Eyebrow Situation
Kim Zolciak Is A Brave Bitch
Kim from The Real Hos of Atlanta is at Sundance because Park City probably has a really bad problem with rabid Mormon coyotes attacking tourists. They figured that if they invited Kim's mangy ass, rabies-ridden wig, the coyotes would stop biting the tourists because they'd be too busy trying to get one of their babies back from Kim's head. Kim had to have known that there was going to be some wild animals around that would try to rescue one of their own. But she probably figured that her mutant tarantula eyelashes would scare them off.
And not only does she have to worry about wild animals attacking her face, she also needs to fend off the groups of children that try to rip her head off because they are mistaking it for a Barbie Styling Head. Although, a Barbie Styling Head has a little more life in the eyes.
Just As Long As His Eyebrows Are Okay
Manchester United footballer and the star of many homo's dreams, Cristiano Ronaldo, completely annihilated his £200,000 Ferrari in a car crash earlier today. The eyebrow deities were with Cristiano, because he walked away with all his brow hairs perfectly in place. You know he has his precious brows insured.
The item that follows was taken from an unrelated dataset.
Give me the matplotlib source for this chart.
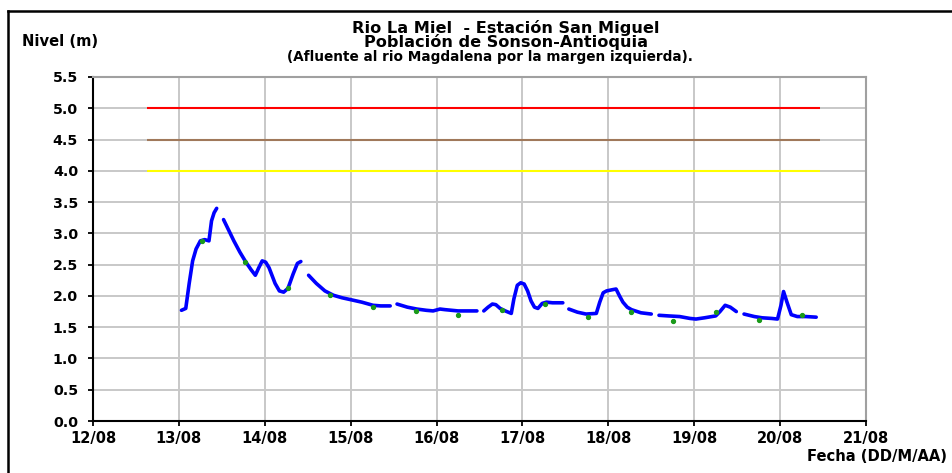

The crash happened around 10:30 this morning while Cristiano was driving through a tunnel in Manchester. For some strange reason, he hit the side of the wall, sending the barrier and his car parts flying across the road. This is probably what happened: Cristiano got a glimpse of his sexy self in the rearview mirror, causing grease to explode from his every pore which made the break pedal a little oily and then...well... you know what happened next. It's dangerous being that gorgeous.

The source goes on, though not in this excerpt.